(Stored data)

---------------

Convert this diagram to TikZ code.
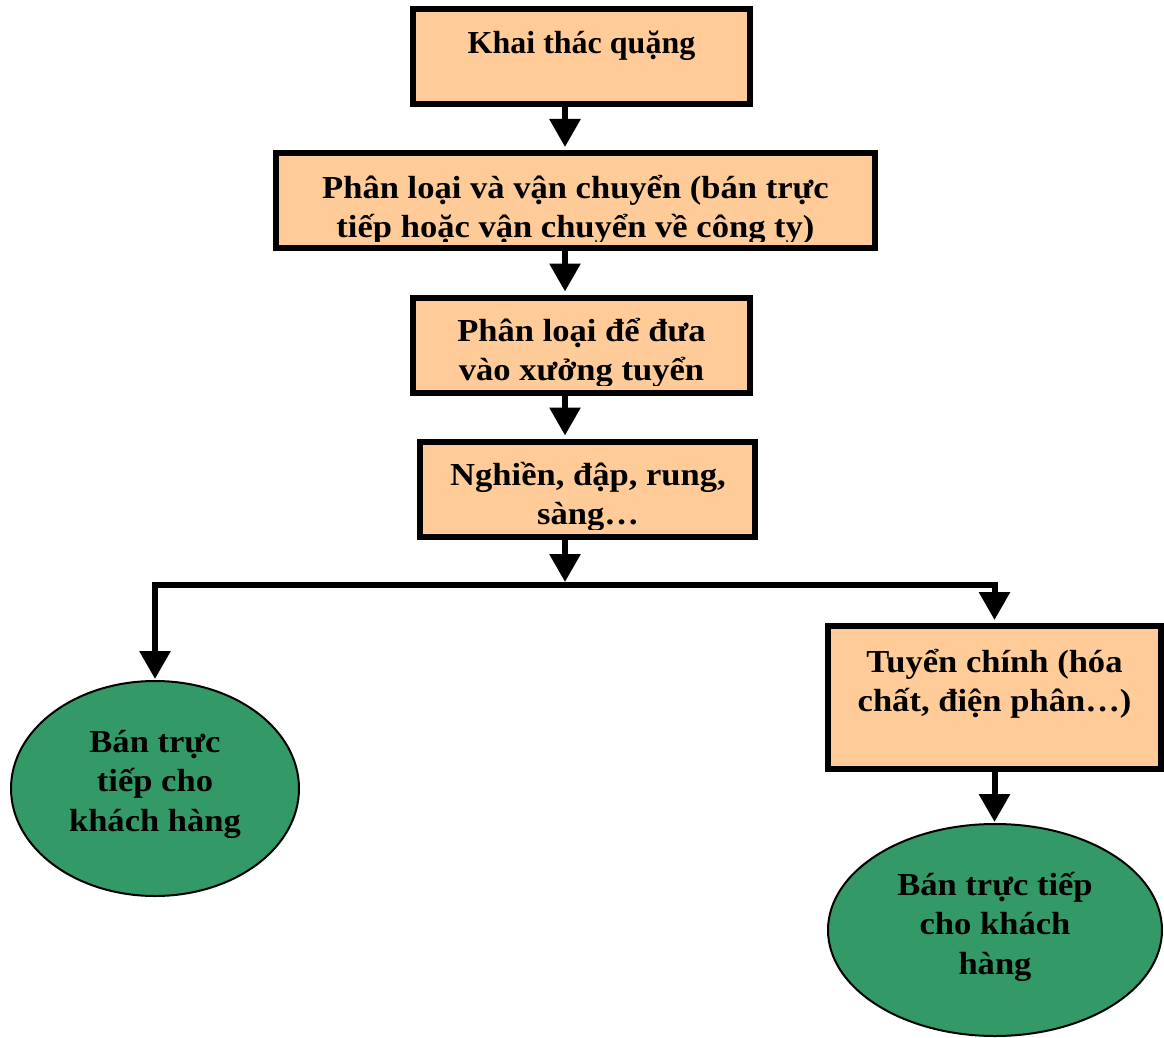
\documentclass[tikz,border=0pt]{standalone}
\usepackage{fontspec}
\setmainfont{Liberation Serif}
\newfontfamily\widefont[FakeStretch=1.08]{Liberation Serif}
\usetikzlibrary{arrows.meta,shapes.geometric,calc}
\definecolor{peach}{HTML}{FFCC99}
\definecolor{seagreen}{HTML}{339966}
\tikzset{
  box/.style={draw=black, fill=peach, line width=6pt, rectangle, inner sep=0pt},
  oval/.style={draw=black, fill=seagreen, line width=2pt, ellipse, inner sep=0pt},
  lbl/.style={font=\widefont\fontsize{32}{39.5}\selectfont\bfseries, align=center, inner sep=0pt, anchor=north},
  lblnarrow/.style={lbl, font=\fontsize{32}{39.5}\selectfont\bfseries},
  arr/.style={line width=6pt, -{Triangle[width=30pt,length=28pt]}, line join=miter},
}
\newcommand{\topstrut}{\rule{0pt}{34pt}}
\begin{document}
\begin{tikzpicture}[x=1pt,y=-1pt]
\useasboundingbox (0,0) rectangle (1164,1038);

% boxes
\node[box, minimum width=337pt, minimum height=95pt] (b1) at (581.5,57) {};
\node[box, minimum width=599pt, minimum height=95pt] (b2) at (575.5,200.5) {};
\node[box, minimum width=337pt, minimum height=95pt] (b3) at (581.5,345) {};
\node[box, minimum width=335pt, minimum height=95pt] (b4) at (587.5,489) {};
\node[box, minimum width=333pt, minimum height=143pt] (b5) at (994.5,697.5) {};

% ellipses
\node[oval, minimum width=288pt, minimum height=215pt] (e1) at (155,788.5) {};
\node[oval, minimum width=334pt, minimum height=212pt] (e2) at (995,930) {};

% texts (clipped to the box interiors)
\begin{scope}
  \clip ([shift={(3,3)}]b1.north west) rectangle ([shift={(-3,-6)}]b1.south east);
  \node[lblnarrow] (t1) at (581.5,19) {\topstrut Khai thác quặng};
\end{scope}
\begin{scope}
  \clip ([shift={(3,3)}]b2.north west) rectangle ([shift={(-3,-10)}]b2.south east);
  \node[lbl] (t2) at (575.5,164) {\topstrut Phân loại và vận chuyển (bán trực\\tiếp hoặc vận chuyển về công ty)};
\end{scope}
\begin{scope}
  \clip ([shift={(3,3)}]b3.north west) rectangle ([shift={(-3,-10)}]b3.south east);
  \node[lbl] (t3) at (581.5,307) {\topstrut Phân loại để đưa\\vào xưởng tuyển};
\end{scope}
\begin{scope}
  \clip ([shift={(3,3)}]b4.north west) rectangle ([shift={(-3,-10)}]b4.south east);
  \node[lbl] (t4) at (588,451) {\topstrut Nghiền, đập, rung,\\sàng…};
\end{scope}
\node[lbl] (t5) at (994.5,638) {\topstrut Tuyển chính (hóa\\chất, điện phân…)};
\node[lbl] (t6) at (155,718) {\topstrut Bán trực\\tiếp cho\\khách hàng};
\node[lbl] (t7) at (995,861) {\topstrut Bán trực tiếp\\cho khách\\hàng};

% connectors
\coordinate (col) at (565,0);
\coordinate (j) at (565,585);
\draw[arr, shorten >=3pt] (b1.south -| col) -- (b2.north -| col);
\draw[arr, shorten >=3pt] (b2.south -| col) -- (b3.north -| col);
\draw[arr, shorten >=3pt] (b3.south -| col) -- (b4.north -| col);
\draw[arr, shorten >=3pt] (b4.south -| col) -- (j);
\draw[arr, shorten >=1pt] (j) -| (e1.north);
\draw[arr, shorten >=3pt] (j) -| (b5.north);
\draw[arr, shorten >=1pt] (b5.south) -- (b5.south |- e2.north);
\end{tikzpicture}
\end{document}
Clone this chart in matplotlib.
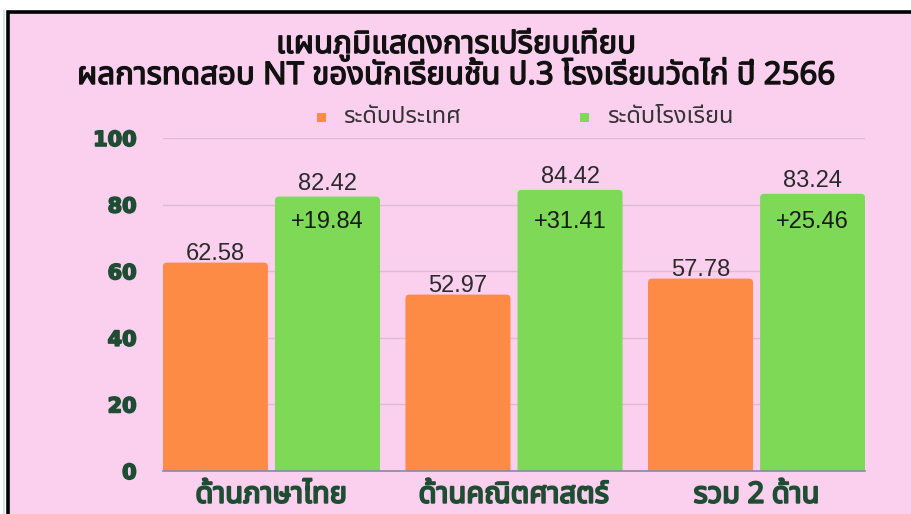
import matplotlib
matplotlib.use('Agg')
import matplotlib.pyplot as plt
from matplotlib import font_manager as fm
from matplotlib.ft2font import FT2Font
from matplotlib.patches import Rectangle, FancyBboxPatch
import matplotlib.patheffects as pe
import numpy as np

# data
categories = ['ด้านภาษาไทย', 'ด้านคณิตศาสตร์', 'รวม 2 ด้าน']
national = [62.58, 52.97, 57.78]
school = [82.42, 84.42, 83.24]
diffs = ['+19.84', '+31.41', '+25.46']
series_names = ['ระดับประเทศ', 'ระดับโรงเรียน']
title_lines = ['แผนภูมิแสดงการเปรียบเทียบ',
               'ผลการทดสอบ NT ของนักเรียนชั้น ป.3 โรงเรียนวัดไก่ ปี 2566']
yticks = [0, 20, 40, 60, 80, 100]


def find_thai_fonts():
    found = []
    for f in fm.fontManager.ttflist:
        try:
            cmap = FT2Font(f.fname).get_charmap()
        except Exception:
            continue
        if 0x0E01 in cmap and f.name not in found:
            found.append(f.name)
    return found


thai = find_thai_fonts()
prefer = [n for n in ['Noto Sans Thai', 'Noto Sans Thai Looped', 'Loma',
                      'Garuda', 'Tlwg Typo', 'Sarabun'] if n in thai]
fams = prefer + [n for n in thai if n not in prefer] + ['DejaVu Sans']
plt.rcParams['font.family'] = fams


def fake_bold(color, lw=1.0):
    return [pe.withStroke(linewidth=lw, foreground=color)]


pink = '#fbd0ef'
orange = '#fd8a45'
green = '#7ed957'
dkgreen = '#1e4d33'
numfont = ['Liberation Sans', 'DejaVu Sans']

fig = plt.figure(figsize=(9.12, 5.14), dpi=100, facecolor='white')
W, H = 912, 514

# pink panel with black border
panel = Rectangle((8 / W, -0.1), 1.2, 1 - 11.5 / H + 0.1,
                  transform=fig.transFigure, facecolor=pink,
                  edgecolor='black', linewidth=2.6, zorder=-2)
fig.patches.append(panel)
fig.patches.append(Rectangle((3 / W, 0), 2.5 / W, 1 - 10 / H,
                             transform=fig.transFigure, zorder=-2,
                             facecolor='#cfe6ea', edgecolor='none'))

ax_w, ax_h = 865 - 163, 471 - 138
ax = fig.add_axes([163 / W, 1 - 471 / H, ax_w / W, ax_h / H])
ax.set_facecolor('none')

x = np.arange(len(categories))
w = 0.433
g = 0.029
xmin, xmax = -0.447, 2.447
ax.set_xlim(xmin, xmax)
ax.set_ylim(0, 100)

# rounded-top bars
px_x = (xmax - xmin) / ax_w
px_y = 100 / ax_h
radius = 4 * px_x


def rounded_bar(xc, v, color):
    p = FancyBboxPatch((xc - w / 2, -3), w, v + 3,
                       boxstyle=f'round,pad=0,rounding_size={radius}',
                       mutation_aspect=px_y / px_x,
                       facecolor=color, edgecolor='none', zorder=3)
    ax.add_patch(p)


for xc, v in zip(x - w / 2 - g / 2, national):
    rounded_bar(xc, v, orange)
    ax.text(xc, v + 0.8, f'{v:.2f}', ha='center', va='baseline',
            fontsize=17, color='#2a2a2a', family=numfont)
for xc, v, d in zip(x + w / 2 + g / 2, school, diffs):
    rounded_bar(xc, v, green)
    ax.text(xc, v + 2.0, f'{v:.2f}', ha='center', va='baseline',
            fontsize=17, color='#2a2a2a', family=numfont)
    ax.text(xc, 74.7, d, ha='center', va='center',
            fontsize=17, color='#1a1a1a', family=numfont)

ax.set_yticks(yticks)
ax.set_yticklabels([str(t) for t in yticks], fontsize=15,
                   fontweight='bold', color=dkgreen, family='DejaVu Sans')
for t in ax.get_yticklabels():
    t.set_path_effects(fake_bold(dkgreen, 1.2))
ax.tick_params(axis='y', length=0, pad=19)
ax.set_xticks(x)
ax.set_xticklabels(categories, fontsize=21, color=dkgreen)
for t in ax.get_xticklabels():
    t.set_path_effects(fake_bold(dkgreen, 1.4))
ax.tick_params(axis='x', length=0, pad=7)
ax.grid(axis='y', color='#dcbdd0', linewidth=1, zorder=0)
for s in ['top', 'right', 'left']:
    ax.spines[s].set_visible(False)
ax.spines['bottom'].set_color('#8a8a9a')
ax.spines['bottom'].set_linewidth(1.2)
ax.spines['bottom'].set_zorder(4)

# title
for i, line in enumerate(title_lines):
    fig.text(456 / W, 1 - (53 + 31 * i) / H, line, ha='center',
             va='baseline', fontsize=22.5, color='#111111',
             path_effects=fake_bold('#111111', 1.0))

# legend
for sx, tx, col, name in [(317, 343, orange, series_names[0]),
                          (580, 607, green, series_names[1])]:
    fig.patches.append(Rectangle((sx / W, 1 - 122 / H), 9 / W, 9 / H,
                                 transform=fig.transFigure,
                                 facecolor=col, edgecolor='none'))
    fig.text(tx / W, 1 - 117 / H, name, ha='left', va='center',
             fontsize=17, color='#333333')

fig.savefig('out.png', dpi=100, facecolor=fig.get_facecolor())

---------------

* _Work to be completed_:
Copy out only the lines from the one containing "Clone this chart in matplotlib." through the one containing "yticks = [0, 20, 40, 60, 80, 100]", exactly, with both ends. Any picture is left out.

* _Response to the exercise_:
Clone this chart in matplotlib.
import matplotlib
matplotlib.use('Agg')
import matplotlib.pyplot as plt
from matplotlib import font_manager as fm
from matplotlib.ft2font import FT2Font
from matplotlib.patches import Rectangle, FancyBboxPatch
import matplotlib.patheffects as pe
import numpy as np

# data
categories = ['ด้านภาษาไทย', 'ด้านคณิตศาสตร์', 'รวม 2 ด้าน']
national = [62.58, 52.97, 57.78]
school = [82.42, 84.42, 83.24]
diffs = ['+19.84', '+31.41', '+25.46']
series_names = ['ระดับประเทศ', 'ระดับโรงเรียน']
title_lines = ['แผนภูมิแสดงการเปรียบเทียบ',
               'ผลการทดสอบ NT ของนักเรียนชั้น ป.3 โรงเรียนวัดไก่ ปี 2566']
yticks = [0, 20, 40, 60, 80, 100]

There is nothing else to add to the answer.